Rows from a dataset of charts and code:

---

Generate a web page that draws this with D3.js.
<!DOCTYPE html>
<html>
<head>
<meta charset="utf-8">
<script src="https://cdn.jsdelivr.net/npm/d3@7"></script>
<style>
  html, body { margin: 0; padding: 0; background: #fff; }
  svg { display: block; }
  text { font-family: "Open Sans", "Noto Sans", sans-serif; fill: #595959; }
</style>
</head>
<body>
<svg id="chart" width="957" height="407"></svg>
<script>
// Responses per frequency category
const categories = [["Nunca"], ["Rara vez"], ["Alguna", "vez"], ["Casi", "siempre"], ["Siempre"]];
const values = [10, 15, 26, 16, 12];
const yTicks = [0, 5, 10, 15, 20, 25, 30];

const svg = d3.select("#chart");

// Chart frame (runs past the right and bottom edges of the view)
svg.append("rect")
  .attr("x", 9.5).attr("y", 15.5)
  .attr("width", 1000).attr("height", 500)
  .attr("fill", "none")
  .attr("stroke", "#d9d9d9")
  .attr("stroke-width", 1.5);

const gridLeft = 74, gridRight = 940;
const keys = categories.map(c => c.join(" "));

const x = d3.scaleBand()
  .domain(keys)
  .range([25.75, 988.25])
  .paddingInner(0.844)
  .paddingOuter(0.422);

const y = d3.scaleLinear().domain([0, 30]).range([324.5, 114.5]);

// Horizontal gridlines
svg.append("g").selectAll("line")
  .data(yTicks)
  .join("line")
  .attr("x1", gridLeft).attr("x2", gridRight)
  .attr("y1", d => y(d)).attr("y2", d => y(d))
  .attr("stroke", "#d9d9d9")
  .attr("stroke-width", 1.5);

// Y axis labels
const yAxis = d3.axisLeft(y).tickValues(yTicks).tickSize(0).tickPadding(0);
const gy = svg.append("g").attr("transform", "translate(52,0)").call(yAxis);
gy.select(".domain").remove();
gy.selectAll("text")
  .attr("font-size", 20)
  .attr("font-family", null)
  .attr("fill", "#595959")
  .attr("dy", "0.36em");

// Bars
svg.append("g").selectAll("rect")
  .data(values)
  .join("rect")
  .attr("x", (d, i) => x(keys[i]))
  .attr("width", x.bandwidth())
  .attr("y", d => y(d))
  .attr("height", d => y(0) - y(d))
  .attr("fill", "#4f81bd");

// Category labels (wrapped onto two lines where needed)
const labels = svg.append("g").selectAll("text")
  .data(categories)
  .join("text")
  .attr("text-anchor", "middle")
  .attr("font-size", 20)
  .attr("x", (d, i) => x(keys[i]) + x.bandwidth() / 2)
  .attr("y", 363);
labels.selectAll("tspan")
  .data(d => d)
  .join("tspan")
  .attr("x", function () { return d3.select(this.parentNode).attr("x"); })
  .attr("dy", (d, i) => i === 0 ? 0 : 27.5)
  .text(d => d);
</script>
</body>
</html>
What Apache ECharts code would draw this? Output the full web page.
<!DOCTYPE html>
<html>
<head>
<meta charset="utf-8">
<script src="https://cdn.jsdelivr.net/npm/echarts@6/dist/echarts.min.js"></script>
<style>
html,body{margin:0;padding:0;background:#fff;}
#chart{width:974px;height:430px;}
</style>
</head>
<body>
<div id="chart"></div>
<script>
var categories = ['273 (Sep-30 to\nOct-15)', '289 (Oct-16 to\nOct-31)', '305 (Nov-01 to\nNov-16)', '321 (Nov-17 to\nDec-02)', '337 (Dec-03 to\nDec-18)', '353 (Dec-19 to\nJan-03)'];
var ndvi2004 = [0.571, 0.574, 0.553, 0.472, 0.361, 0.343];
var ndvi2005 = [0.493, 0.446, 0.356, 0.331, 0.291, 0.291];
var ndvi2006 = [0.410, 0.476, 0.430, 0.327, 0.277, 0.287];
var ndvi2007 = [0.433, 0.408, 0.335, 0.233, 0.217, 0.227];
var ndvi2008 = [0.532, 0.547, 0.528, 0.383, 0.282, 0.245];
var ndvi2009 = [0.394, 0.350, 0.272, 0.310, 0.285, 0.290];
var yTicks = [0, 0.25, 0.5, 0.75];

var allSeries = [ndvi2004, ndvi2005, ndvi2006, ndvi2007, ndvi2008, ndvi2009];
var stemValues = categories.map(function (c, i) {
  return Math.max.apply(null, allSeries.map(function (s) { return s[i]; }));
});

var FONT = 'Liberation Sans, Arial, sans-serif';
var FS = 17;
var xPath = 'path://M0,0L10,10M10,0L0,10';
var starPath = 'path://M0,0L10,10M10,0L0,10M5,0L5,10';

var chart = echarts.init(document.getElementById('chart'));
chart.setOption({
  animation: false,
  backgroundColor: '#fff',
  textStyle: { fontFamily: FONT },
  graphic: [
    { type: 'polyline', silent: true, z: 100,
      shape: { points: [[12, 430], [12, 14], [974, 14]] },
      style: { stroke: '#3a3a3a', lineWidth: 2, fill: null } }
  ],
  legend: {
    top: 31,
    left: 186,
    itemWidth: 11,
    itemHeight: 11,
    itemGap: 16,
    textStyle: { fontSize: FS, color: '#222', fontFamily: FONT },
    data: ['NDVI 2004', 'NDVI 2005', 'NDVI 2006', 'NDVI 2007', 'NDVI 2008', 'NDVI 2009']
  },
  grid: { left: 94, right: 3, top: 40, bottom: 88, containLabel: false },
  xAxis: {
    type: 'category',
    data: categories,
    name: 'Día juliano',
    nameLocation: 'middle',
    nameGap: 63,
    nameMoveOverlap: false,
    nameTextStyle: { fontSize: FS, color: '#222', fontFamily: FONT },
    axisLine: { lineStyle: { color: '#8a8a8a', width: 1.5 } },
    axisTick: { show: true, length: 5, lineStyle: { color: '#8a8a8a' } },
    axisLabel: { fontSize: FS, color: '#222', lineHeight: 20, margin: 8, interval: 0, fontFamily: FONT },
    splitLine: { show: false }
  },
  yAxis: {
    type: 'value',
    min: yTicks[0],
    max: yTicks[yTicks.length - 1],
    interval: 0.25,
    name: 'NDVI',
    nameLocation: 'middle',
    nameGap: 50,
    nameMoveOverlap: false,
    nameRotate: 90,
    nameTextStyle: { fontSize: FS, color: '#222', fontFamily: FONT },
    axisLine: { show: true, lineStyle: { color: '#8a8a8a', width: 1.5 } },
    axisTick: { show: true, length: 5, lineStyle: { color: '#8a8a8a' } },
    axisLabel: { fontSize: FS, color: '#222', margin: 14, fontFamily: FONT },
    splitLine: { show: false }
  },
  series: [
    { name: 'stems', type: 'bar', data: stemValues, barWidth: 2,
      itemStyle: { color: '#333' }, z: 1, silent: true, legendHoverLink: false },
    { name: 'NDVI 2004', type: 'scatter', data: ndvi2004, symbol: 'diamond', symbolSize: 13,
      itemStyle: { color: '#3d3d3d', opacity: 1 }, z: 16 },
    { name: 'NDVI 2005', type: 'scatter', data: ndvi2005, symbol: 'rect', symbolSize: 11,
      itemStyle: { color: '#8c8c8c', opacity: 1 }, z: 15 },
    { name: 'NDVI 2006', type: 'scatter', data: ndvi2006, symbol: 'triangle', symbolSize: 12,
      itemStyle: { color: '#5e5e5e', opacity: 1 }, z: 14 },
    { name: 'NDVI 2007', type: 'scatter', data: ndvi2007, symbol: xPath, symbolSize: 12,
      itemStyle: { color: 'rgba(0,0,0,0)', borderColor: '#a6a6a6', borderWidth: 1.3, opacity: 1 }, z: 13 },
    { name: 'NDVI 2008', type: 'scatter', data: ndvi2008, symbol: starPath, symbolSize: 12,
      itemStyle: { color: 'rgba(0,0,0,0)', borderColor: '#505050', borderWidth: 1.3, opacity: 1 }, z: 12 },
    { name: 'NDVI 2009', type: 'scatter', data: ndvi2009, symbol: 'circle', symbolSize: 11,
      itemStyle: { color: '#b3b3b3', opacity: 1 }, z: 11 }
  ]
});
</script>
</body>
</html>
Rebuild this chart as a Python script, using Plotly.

---

* TO BE DONE *
Starting at the line that contains "What Apache ECharts", set down every line up to and including the line that contains "var starPath = 'path://M0,0L10,10M10,0L0,10M5,0L5,10';", exactly as given, and no other line.

* SOLUTION TO THIS TASK *
What Apache ECharts code would draw this? Output the full web page.
<!DOCTYPE html>
<html>
<head>
<meta charset="utf-8">
<script src="https://cdn.jsdelivr.net/npm/echarts@6/dist/echarts.min.js"></script>
<style>
html,body{margin:0;padding:0;background:#fff;}
#chart{width:974px;height:430px;}
</style>
</head>
<body>
<div id="chart"></div>
<script>
var categories = ['273 (Sep-30 to\nOct-15)', '289 (Oct-16 to\nOct-31)', '305 (Nov-01 to\nNov-16)', '321 (Nov-17 to\nDec-02)', '337 (Dec-03 to\nDec-18)', '353 (Dec-19 to\nJan-03)'];
var ndvi2004 = [0.571, 0.574, 0.553, 0.472, 0.361, 0.343];
var ndvi2005 = [0.493, 0.446, 0.356, 0.331, 0.291, 0.291];
var ndvi2006 = [0.410, 0.476, 0.430, 0.327, 0.277, 0.287];
var ndvi2007 = [0.433, 0.408, 0.335, 0.233, 0.217, 0.227];
var ndvi2008 = [0.532, 0.547, 0.528, 0.383, 0.282, 0.245];
var ndvi2009 = [0.394, 0.350, 0.272, 0.310, 0.285, 0.290];
var yTicks = [0, 0.25, 0.5, 0.75];

var allSeries = [ndvi2004, ndvi2005, ndvi2006, ndvi2007, ndvi2008, ndvi2009];
var stemValues = categories.map(function (c, i) {
  return Math.max.apply(null, allSeries.map(function (s) { return s[i]; }));
});

var FONT = 'Liberation Sans, Arial, sans-serif';
var FS = 17;
var xPath = 'path://M0,0L10,10M10,0L0,10';
var starPath = 'path://M0,0L10,10M10,0L0,10M5,0L5,10';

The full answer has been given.